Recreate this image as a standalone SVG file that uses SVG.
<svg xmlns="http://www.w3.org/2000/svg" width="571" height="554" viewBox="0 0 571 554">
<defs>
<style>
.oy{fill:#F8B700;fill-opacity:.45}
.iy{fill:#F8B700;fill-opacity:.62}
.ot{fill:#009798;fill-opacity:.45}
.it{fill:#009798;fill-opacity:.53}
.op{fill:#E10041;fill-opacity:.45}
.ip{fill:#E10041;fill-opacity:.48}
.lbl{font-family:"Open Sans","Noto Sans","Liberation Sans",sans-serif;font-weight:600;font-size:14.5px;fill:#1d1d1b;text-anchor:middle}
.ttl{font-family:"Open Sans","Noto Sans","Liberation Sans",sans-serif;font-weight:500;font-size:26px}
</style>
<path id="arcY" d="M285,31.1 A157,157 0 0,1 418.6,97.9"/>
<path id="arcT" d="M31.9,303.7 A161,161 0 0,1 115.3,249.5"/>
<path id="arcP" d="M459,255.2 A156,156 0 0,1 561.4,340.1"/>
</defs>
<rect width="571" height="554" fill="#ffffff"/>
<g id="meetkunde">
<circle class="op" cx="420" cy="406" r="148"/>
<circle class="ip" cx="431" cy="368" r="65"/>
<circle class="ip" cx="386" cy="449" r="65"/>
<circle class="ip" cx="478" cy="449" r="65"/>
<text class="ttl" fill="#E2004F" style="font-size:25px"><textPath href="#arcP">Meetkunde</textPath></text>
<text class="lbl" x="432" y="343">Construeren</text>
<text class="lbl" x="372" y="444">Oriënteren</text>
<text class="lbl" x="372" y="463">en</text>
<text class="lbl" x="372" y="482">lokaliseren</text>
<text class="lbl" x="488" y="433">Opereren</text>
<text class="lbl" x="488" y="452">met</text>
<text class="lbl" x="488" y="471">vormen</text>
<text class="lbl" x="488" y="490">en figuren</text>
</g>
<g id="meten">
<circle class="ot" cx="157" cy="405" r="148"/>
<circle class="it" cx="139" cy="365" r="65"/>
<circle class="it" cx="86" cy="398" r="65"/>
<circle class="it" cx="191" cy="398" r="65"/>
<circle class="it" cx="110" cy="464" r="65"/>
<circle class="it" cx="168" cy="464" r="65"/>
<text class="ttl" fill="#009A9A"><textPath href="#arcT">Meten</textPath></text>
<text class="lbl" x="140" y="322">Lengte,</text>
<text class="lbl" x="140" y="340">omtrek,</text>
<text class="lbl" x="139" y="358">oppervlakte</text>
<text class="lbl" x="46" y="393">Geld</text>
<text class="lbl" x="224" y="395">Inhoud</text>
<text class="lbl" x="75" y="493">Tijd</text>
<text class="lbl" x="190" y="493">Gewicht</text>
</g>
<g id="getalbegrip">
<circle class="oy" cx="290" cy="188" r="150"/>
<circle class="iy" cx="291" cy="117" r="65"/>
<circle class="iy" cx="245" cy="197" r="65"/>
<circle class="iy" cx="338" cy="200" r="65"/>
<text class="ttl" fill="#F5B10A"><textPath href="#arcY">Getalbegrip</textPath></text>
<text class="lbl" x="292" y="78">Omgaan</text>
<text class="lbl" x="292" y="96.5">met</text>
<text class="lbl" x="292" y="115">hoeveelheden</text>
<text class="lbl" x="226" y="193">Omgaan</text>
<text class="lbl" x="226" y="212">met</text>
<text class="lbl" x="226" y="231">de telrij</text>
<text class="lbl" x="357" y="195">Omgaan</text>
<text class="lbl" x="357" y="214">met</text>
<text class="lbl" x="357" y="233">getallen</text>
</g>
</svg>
---
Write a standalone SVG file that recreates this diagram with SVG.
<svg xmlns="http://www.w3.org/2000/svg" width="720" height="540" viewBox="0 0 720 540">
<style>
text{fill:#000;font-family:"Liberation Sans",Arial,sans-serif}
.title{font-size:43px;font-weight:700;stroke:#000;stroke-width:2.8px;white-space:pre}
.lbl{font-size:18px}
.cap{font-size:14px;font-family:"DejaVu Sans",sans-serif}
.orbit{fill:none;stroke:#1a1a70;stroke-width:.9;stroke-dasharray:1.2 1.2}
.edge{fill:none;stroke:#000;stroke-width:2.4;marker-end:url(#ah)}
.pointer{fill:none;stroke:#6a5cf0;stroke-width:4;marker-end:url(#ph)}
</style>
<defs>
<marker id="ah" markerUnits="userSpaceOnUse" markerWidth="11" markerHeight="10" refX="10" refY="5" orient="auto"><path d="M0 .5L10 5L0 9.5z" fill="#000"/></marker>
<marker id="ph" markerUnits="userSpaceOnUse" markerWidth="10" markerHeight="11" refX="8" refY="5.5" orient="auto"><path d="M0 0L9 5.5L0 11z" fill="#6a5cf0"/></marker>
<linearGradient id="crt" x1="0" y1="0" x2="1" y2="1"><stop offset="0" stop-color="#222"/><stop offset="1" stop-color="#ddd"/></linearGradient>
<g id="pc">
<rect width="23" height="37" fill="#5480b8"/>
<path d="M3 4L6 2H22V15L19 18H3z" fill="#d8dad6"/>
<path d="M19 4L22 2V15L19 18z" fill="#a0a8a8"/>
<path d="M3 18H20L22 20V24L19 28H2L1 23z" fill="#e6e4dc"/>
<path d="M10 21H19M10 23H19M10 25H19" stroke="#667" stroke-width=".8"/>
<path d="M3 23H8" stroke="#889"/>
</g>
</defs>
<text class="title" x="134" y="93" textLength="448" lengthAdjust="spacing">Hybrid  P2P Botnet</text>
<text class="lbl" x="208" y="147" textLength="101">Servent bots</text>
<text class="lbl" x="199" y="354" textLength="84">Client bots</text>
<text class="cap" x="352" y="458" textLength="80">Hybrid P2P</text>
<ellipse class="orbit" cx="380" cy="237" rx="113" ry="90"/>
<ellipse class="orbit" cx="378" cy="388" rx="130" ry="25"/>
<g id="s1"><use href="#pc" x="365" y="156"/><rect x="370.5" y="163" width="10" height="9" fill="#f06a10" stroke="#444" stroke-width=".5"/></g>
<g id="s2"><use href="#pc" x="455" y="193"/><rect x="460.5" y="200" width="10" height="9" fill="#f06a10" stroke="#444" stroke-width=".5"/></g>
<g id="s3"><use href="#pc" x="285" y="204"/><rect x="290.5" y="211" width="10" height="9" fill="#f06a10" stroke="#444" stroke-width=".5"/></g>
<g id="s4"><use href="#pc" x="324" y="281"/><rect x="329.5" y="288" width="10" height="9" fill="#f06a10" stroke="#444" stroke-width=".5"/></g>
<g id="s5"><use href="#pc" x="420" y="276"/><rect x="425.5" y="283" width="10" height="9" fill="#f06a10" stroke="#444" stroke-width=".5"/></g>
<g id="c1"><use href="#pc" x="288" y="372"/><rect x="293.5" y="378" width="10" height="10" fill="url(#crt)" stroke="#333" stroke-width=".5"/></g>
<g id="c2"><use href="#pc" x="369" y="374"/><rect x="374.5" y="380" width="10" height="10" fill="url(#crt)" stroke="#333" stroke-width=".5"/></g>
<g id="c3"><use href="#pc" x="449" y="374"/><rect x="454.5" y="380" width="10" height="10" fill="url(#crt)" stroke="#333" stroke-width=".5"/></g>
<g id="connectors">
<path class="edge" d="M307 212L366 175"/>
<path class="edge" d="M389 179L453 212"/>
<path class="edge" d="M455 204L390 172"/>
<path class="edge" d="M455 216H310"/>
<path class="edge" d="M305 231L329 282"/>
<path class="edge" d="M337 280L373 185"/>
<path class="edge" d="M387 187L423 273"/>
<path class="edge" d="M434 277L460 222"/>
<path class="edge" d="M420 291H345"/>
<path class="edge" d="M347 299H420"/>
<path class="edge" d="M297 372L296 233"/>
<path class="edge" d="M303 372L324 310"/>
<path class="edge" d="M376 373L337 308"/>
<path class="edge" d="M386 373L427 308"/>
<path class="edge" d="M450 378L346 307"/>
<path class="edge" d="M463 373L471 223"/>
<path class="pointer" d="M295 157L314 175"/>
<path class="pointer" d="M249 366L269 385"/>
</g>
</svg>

What the task requires: Among the records above, find each line holding the string "file" and pull it out.

Reply to the exercise:
Recreate this image as a standalone SVG file that uses SVG.
Write a standalone SVG file that recreates this diagram with SVG.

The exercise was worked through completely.